You might say, “Let’s write down every aspect of this issue, every worry, every factor, every idea, one per post‑it.” Once they’re up on the wall (or on a virtual board), you can:
- Cluster them into themes.
- Spot overlaps and contradictions.
- Then, if you like, literally place them into the Circle of Concern, Influence and Control.
This process does a few important things:
- It surfaces unspoken worries that might otherwise stay in people’s heads, going round and round.
- It shows which concerns are actually things we can act on, and which are either illusions or outside our control.
- It helps people feel heard, even if something sits in the “Concern” circle, it has been named and acknowledged.
So many causes of stress come from things unsaid: catastrophising, silent assumptions, the belief that “I have to solve everything” or “If I don’t fix this, I’m failing.” Post‑its and simple sorting processes can take some of that stress out of the system by making it explicit and shared.
So, is it about hiring different people?
Coming back to the conference question: “Is this really about who we employ?”
In my experience, in the main, you’re already employing the right people.
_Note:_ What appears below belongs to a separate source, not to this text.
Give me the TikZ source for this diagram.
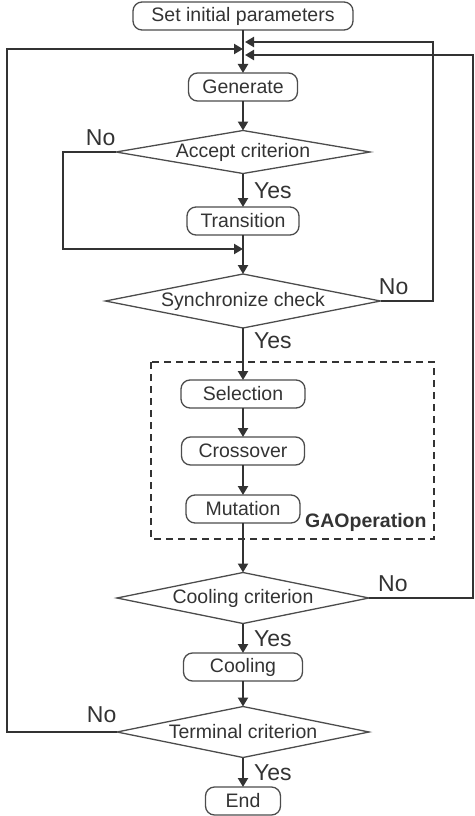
\documentclass[tikz,border=0pt]{standalone}
\usepackage{fontspec}
\setmainfont{Liberation Sans}
\usetikzlibrary{arrows.meta,positioning,calc,shapes.geometric}
\newcommand{\boxfont}{\fontsize{19.5}{22}\selectfont}
\newcommand{\ynfont}{\fontsize{23}{26}\selectfont}

\begin{document}
\begin{tikzpicture}[
  x=1pt, y=1pt,
  font=\boxfont, text=black!80,
  proc/.style={draw=black!70, line width=1.3pt, rounded corners=9pt,
               minimum height=28pt, inner sep=2pt, outer sep=0pt},
  decision/.style={draw=black!70, line width=1.3pt, diamond, aspect=5.5,
                   inner sep=-4pt, outer sep=0pt},
  arrow/.style={-{Triangle[length=9pt,width=10pt]}, line width=2.1pt, draw=black!80},
  yn/.style={font=\ynfont, inner sep=2pt},
  dbox/.style={draw=black!80, line width=1.6pt, dash pattern=on 7pt off 5pt}
]
\useasboundingbox (0,0) rectangle (474,-816);
\node[proc, minimum width=220pt] (start) at (243,-16) {Set initial parameters};
\node[proc, minimum width=109pt, below=43pt of start] (gen) {Generate};
\node[decision, minimum width=254pt, minimum height=43pt, below=29.5pt of gen] (acc)
  {Accept criterion};
\node[proc, minimum width=112pt, below=33.5pt of acc] (trans) {Transition};
\node[decision, minimum width=275pt, minimum height=54pt, below=39pt of trans] (sync)
  {Synchronize check};
\node[proc, minimum width=124pt, below=52pt of sync] (sel) {Selection};
\node[proc, minimum width=123pt, below=29pt of sel] (cross) {Crossover};
\node[proc, minimum width=114pt, below=30pt of cross] (mut) {Mutation};
\node[decision, minimum width=252pt, minimum height=51pt, below=49.5pt of mut] (coolc)
  {Cooling criterion};
\node[proc, minimum width=119pt, below=29.5pt of coolc] (cool) {Cooling};
\node[decision, minimum width=252pt, minimum height=51pt, below=25.5pt of cool] (term)
  {Terminal criterion};
\node[proc, minimum width=75pt, below=29.5pt of term] (end) {End};
% entry points of the loops
\coordinate[below=12pt of start] (inR1);
\coordinate[below=19pt of start] (inL);
\coordinate[below=25pt of start] (inR2);
\coordinate[below=14pt of trans] (merge);
% GA block
\node[font=\boxfont\bfseries, anchor=base west, inner sep=0pt]
  (ga) at ($(mut.south east)+(5pt,-4pt)$) {GAOperation};
\draw[dbox] ($(sel.north west)+(-30pt,18pt)$) rectangle ($(mut.south)+(191pt,-16pt)$);
% main flow
\draw[arrow] (start) -- (gen);
\draw[arrow] (gen) -- (acc);
\draw[arrow] (acc) -- node[yn, right=8pt]{Yes} (trans);
\draw[arrow] (trans) -- (sync);
\draw[arrow] (sync) -- node[yn, right=8pt, pos=.25]{Yes} (sel);
\draw[arrow] (sel) -- (cross);
\draw[arrow] (cross) -- (mut);
\draw[arrow] (mut) -- (coolc);
\draw[arrow] (coolc) -- node[yn, right=8pt]{Yes} (cool);
\draw[arrow] (cool) -- (term);
\draw[arrow] (term) -- node[yn, right=8pt]{Yes} (end);
% loops
\draw[arrow] (acc.west) -- node[yn, above=3pt, pos=.29]{No} ++(-53pt,0) |- (merge);
\draw[arrow, shorten >=2pt] (sync.east) -- node[yn, above=3pt, pos=.25]{No} ++(52.5pt,0) |- (inR1);
\draw[arrow, shorten >=2pt] (coolc.east) -- node[yn, above=3pt, pos=.23]{No} ++(104pt,0) |- (inR2);
\draw[arrow] (term.west) -- node[yn, above=6pt, pos=.14]{No} ++(-110pt,0) |- (inL);
\end{tikzpicture}
\end{document}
They care. They’re customer‑focused. They take responsibility. They want to fix problems.
The difficulty arises when those very strengths, under pressure, without space and support, tip into unhelpful patterns. People go down rabbit holes. They react from stress and fear, rather than respond from wisdom. Their learned strengths become fragile, and they get in their own way.
The work of leadership is less about finding perfect people and more about:
- Spotting when good people are starting to struggle.
- Helping them raise their level of consciousness.
- Giving them simple tools, like walking conversations, flipcharts, post‑its and the circles of concern/influence/control – to move from reacting to responding.
Because when our colleagues are clearer in their thinking and feeling, when they are more aware of what they can and can’t control, their strengths can shine again. And that’s when performance, resilience, wellbeing and service to tenants all benefit.